When I built my plane till I first built it much flatter to the wall. I did some experimentation to show that the angle was sufficient for the planes to stay in place. What I didn't calculate in was the 'pucker factor' every time I set a plane on the till and just wondered if this would be the time that it would fall off. After a week I hadn't dropped a single plane, but it was wearing on my nerves so I rebuilt it with almost twice the depth. This causes more 'shadow' over the bench, but it's worth it both for my peace of mind, and for the extra shelf space below.
To the left we see the plane till.
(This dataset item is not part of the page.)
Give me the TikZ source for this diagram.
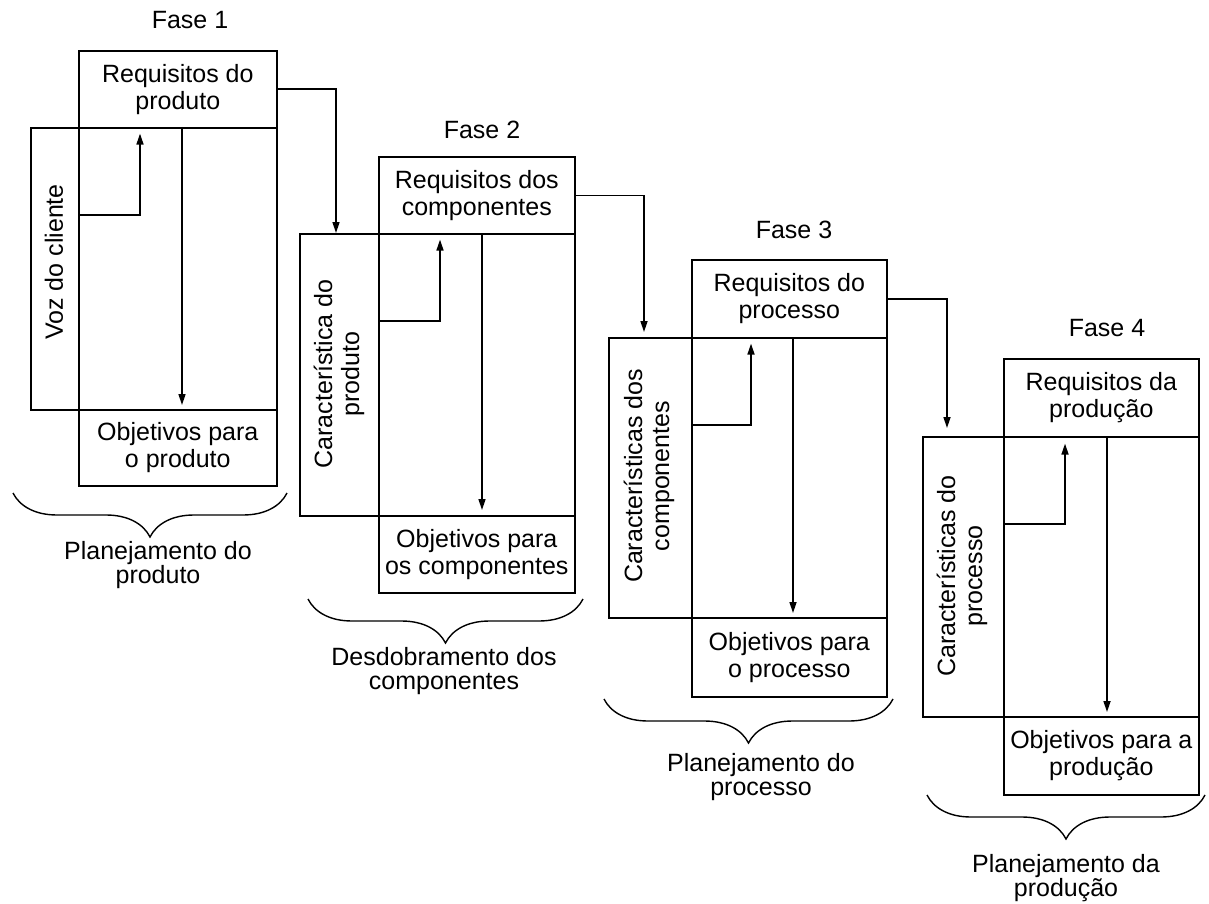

From left to right, top to bottom, we have a Veritas Bevel-Up Jointer, which I use as a try plane, not a jointer, and old Stanley #6 which I use as a fore plane, a Veritas Low-Angle Jack plane, which I use as a fitting plane, not as a levelling plane. Next comes the Veritas Bevel-Up Smoother, the Veritas Scrub Plane, a Veritas Low-Angle Block Plane with the extra tote and knob to turn it into a "#3 Smoother", Veritas winding sticks, a Stanley G12 low-angle block plane that I bought, perhaps, 15 years ago, and a Veritas low-angle block plane which normally always has a Veritas Chamfer Guide on it. On the shelf below we have a Veritas Router Plane with all of the trimmings, a Veritas Small Router Plane, a Veritas Jointer Fence for the Low-Angle Jack, a Veritas Small Plow Plane plus the blades, a Stanley #78 Duplex Fillister plane, and a Veritas Small Shoulder Plane.
Attached to the side is the piece of 2x4 that I use as an index for my augers, and that stick hanging on the tie peg is just a piece with different sized holes in it (all bored by my auger bits) which helps me figure out what size hole I need for various applications.


Anonymous said...

Nice till (and herd of planes). How deep did you finally make it?

Metalworker Mike said...

With the rebuild it ended up 12" deep, leaving the face at a 30 degree angle. The actual angle of the planes is a hair less than that because there are small softwood 'battens' about 1/8" thick near the toe of each plane so that the sole of the plane doesn't rest directly against the wood. I found that this aided in evaporation of condensation, etc.